** start of GIVEN DATA **
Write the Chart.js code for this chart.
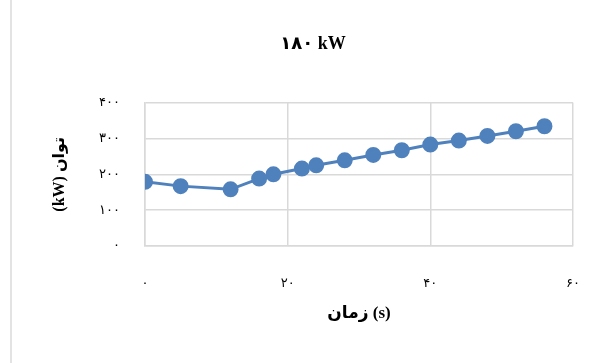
<!DOCTYPE html>
<html>
<head>
<meta charset="utf-8">
<script src="https://cdn.jsdelivr.net/npm/chart.js@4.4.1/dist/chart.umd.min.js"></script>
<style>
  body { margin: 0; background: #fff; }
  .wrap { position: relative; width: 612px; height: 363px; }
  .edge { position: absolute; left: 10px; top: 0; width: 2px; height: 363px; background: #e3e3e3; }
</style>
</head>
<body>
<div class="wrap">
  <div class="edge"></div>
  <canvas id="chartOne" width="612" height="363"></canvas>
</div>
<script>
// time (s) and power (kW)
const timeS = [0, 5, 12, 16, 18, 22, 24, 28, 32, 36, 40, 44, 48, 52, 56];
const powerKW = [179, 167, 158, 188, 200, 216, 225, 239, 254, 267, 283, 294, 307, 320, 334];
const xTicks = [0, 20, 40, 60];
const yTicks = [0, 100, 200, 300, 400];
const titleText = "۱۸۰ kW";
const xTitle = "زمان (s)";
const yTitle = "(kW) توان";

const faDigits = "۰۱۲۳۴۵۶۷۸۹";
const toFa = (n) => String(n).replace(/\d/g, (d) => faDigits[d]);

const serif = "'Liberation Serif', 'DejaVu Sans', serif";
const gridColor = "#d9d9d9";
const blue = "#4f81bd";

const chartOne = document.getElementById("chartOne");
new Chart(chartOne, {
  type: "line",
  data: {
    datasets: [
      {
        label: "power",
        data: timeS.map((t, i) => ({ x: t, y: powerKW[i] })),
        borderColor: blue,
        backgroundColor: blue,
        borderWidth: 3,
        pointRadius: 6.5,
        pointHoverRadius: 6.5,
        tension: 0,
      },
    ],
  },
  options: {
    responsive: false,
    animation: false,
    layout: { padding: { left: 14, right: 0, top: 0, bottom: 0 } },
    plugins: {
      legend: { display: false },
      tooltip: { enabled: false },
      title: {
        display: true,
        text: titleText,
        color: "#000",
        font: { family: serif, size: 18, weight: "bold" },
        padding: { top: 34, bottom: 47 },
      },
    },
    scales: {
      x: {
        type: "linear",
        min: 0,
        max: 60,
        afterBuildTicks: (s) => { s.ticks = xTicks.map((v) => ({ value: v })); },
        afterFit: (s) => { s.height = 117; },
        ticks: {
          padding: 30,
          color: "#000",
          font: { family: serif, size: 13 },
          callback: (v) => toFa(v),
        },
        grid: { color: gridColor, lineWidth: 1.5, drawTicks: false },
        border: { color: gridColor, width: 1.5 },
        title: {
          display: true,
          text: xTitle,
          color: "#000",
          font: { family: serif, size: 17, weight: "bold" },
          padding: { top: 0, bottom: 39 },
        },
      },
      y: {
        min: 0,
        max: 400,
        afterBuildTicks: (s) => { s.ticks = yTicks.map((v) => ({ value: v })); },
        afterFit: (s) => { s.width = 131; },
        ticks: {
          padding: 25,
          color: "#000",
          font: { family: serif, size: 13 },
          callback: (v) => toFa(v),
        },
        grid: { color: gridColor, lineWidth: 1.5, drawTicks: false },
        border: { color: gridColor, width: 1.5 },
        title: {
          display: true,
          text: yTitle,
          color: "#000",
          font: { family: serif, size: 16, weight: "bold" },
          padding: { top: 36, bottom: 0 },
        },
      },
      // empty right-hand axis, only keeps the plot's right margin
      yRight: {
        axis: "y",
        position: "right",
        min: 0,
        max: 400,
        afterFit: (s) => { s.width = 39; },
        ticks: { display: false },
        grid: { display: false },
        border: { display: false },
      },
    },
  },
});
</script>
</body>
</html>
** end of GIVEN DATA **
◆ WORK REQUIRED ◆
Omit the pictures, and quote the material above exactly as given.

◆ TASK SOLUTION ◆
Write the Chart.js code for this chart.
<!DOCTYPE html>
<html>
<head>
<meta charset="utf-8">
<script src="https://cdn.jsdelivr.net/npm/chart.js@4.4.1/dist/chart.umd.min.js"></script>
<style>
  body { margin: 0; background: #fff; }
  .wrap { position: relative; width: 612px; height: 363px; }
  .edge { position: absolute; left: 10px; top: 0; width: 2px; height: 363px; background: #e3e3e3; }
</style>
</head>
<body>
<div class="wrap">
  <div class="edge"></div>
  <canvas id="chartOne" width="612" height="363"></canvas>
</div>
<script>
// time (s) and power (kW)
const timeS = [0, 5, 12, 16, 18, 22, 24, 28, 32, 36, 40, 44, 48, 52, 56];
const powerKW = [179, 167, 158, 188, 200, 216, 225, 239, 254, 267, 283, 294, 307, 320, 334];
const xTicks = [0, 20, 40, 60];
const yTicks = [0, 100, 200, 300, 400];
const titleText = "۱۸۰ kW";
const xTitle = "زمان (s)";
const yTitle = "(kW) توان";

const faDigits = "۰۱۲۳۴۵۶۷۸۹";
const toFa = (n) => String(n).replace(/\d/g, (d) => faDigits[d]);

const serif = "'Liberation Serif', 'DejaVu Sans', serif";
const gridColor = "#d9d9d9";
const blue = "#4f81bd";

const chartOne = document.getElementById("chartOne");
new Chart(chartOne, {
  type: "line",
  data: {
    datasets: [
      {
        label: "power",
        data: timeS.map((t, i) => ({ x: t, y: powerKW[i] })),
        borderColor: blue,
        backgroundColor: blue,
        borderWidth: 3,
        pointRadius: 6.5,
        pointHoverRadius: 6.5,
        tension: 0,
      },
    ],
  },
  options: {
    responsive: false,
    animation: false,
    layout: { padding: { left: 14, right: 0, top: 0, bottom: 0 } },
    plugins: {
      legend: { display: false },
      tooltip: { enabled: false },
      title: {
        display: true,
        text: titleText,
        color: "#000",
        font: { family: serif, size: 18, weight: "bold" },
        padding: { top: 34, bottom: 47 },
      },
    },
    scales: {
      x: {
        type: "linear",
        min: 0,
        max: 60,
        afterBuildTicks: (s) => { s.ticks = xTicks.map((v) => ({ value: v })); },
        afterFit: (s) => { s.height = 117; },
        ticks: {
          padding: 30,
          color: "#000",
          font: { family: serif, size: 13 },
          callback: (v) => toFa(v),
        },
        grid: { color: gridColor, lineWidth: 1.5, drawTicks: false },
        border: { color: gridColor, width: 1.5 },
        title: {
          display: true,
          text: xTitle,
          color: "#000",
          font: { family: serif, size: 17, weight: "bold" },
          padding: { top: 0, bottom: 39 },
        },
      },
      y: {
        min: 0,
        max: 400,
        afterBuildTicks: (s) => { s.ticks = yTicks.map((v) => ({ value: v })); },
        afterFit: (s) => { s.width = 131; },
        ticks: {
          padding: 25,
          color: "#000",
          font: { family: serif, size: 13 },
          callback: (v) => toFa(v),
        },
        grid: { color: gridColor, lineWidth: 1.5, drawTicks: false },
        border: { color: gridColor, width: 1.5 },
        title: {
          display: true,
          text: yTitle,
          color: "#000",
          font: { family: serif, size: 16, weight: "bold" },
          padding: { top: 36, bottom: 0 },
        },
      },
      // empty right-hand axis, only keeps the plot's right margin
      yRight: {
        axis: "y",
        position: "right",
        min: 0,
        max: 400,
        afterFit: (s) => { s.width = 39; },
        ticks: { display: false },
        grid: { display: false },
        border: { display: false },
      },
    },
  },
});
</script>
</body>
</html>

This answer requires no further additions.